Melnyk przyznaje się do błędu, ale nie przeprasza Polaków. „Nie chciałem nikogo skrzywdzić…”

Andrij Melnyk kończy swoją służbę w placówce dyplomatycznej w Berlinie i za kilka tygodni powróci na Ukrainę, gdzie – jak donoszą ukraińskie media – może zostać mianowany wiceministrem spraw zagranicznych.
W ostatnim czasie polityk był krytykowany za swoją wypowiedź o ukraińskim nacjonaliście Stepanie Banderze, którego uważa za bohatera, a zapytany o masakry na Polakach odparł: „Podobne masakry dokonywane były przez Polaków na Ukraińcach, dziesiątki tysięcy. Trwała wojna”.
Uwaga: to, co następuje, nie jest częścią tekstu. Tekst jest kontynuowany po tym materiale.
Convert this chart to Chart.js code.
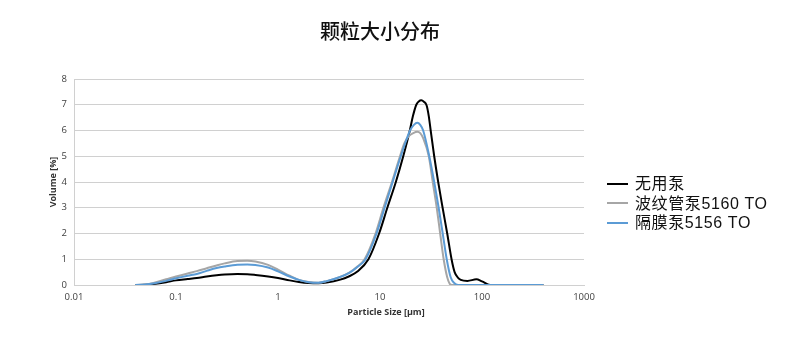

ZOBACZ WIDEO: „To była wojna”. Andrij Melnyk relatywizuje Rzeź Wołyńska?
„To był błąd”
Teraz w wywiadzie dla „Die Zeit” stwierdził, że jego odwołanie ze stanowiska ambasadora było z jednej strony sprawą rutynową, ale z drugiej strony miało z związek z „rodzajem dyplomacji”, którą uprawiał.
Odniósł się także do wypowiedzi dotyczących Stepana Bandery, które wywołały burzę w polskich mediach. Jak stwierdził, „nie docenił emocjonalnego znaczenia tego nad wyraz wrażliwego tematu, zwłaszcza dla polskich przyjaciół”.
To było błędne zachowanie. Nie chciałem nikogo skrzywdzić
– powiedział Melnyk i dodał, że „żałuje swoich słów”.
Chwilę później powiedział jednak, że według sondaży ponad 70 proc. Ukraińców ma pozytywny stosunek do Bandery i nie można postrzegać go w „czarno-białych” kategoriach. – Ten niezwykle złożony temat najlepiej pozostawić historykom – dodał.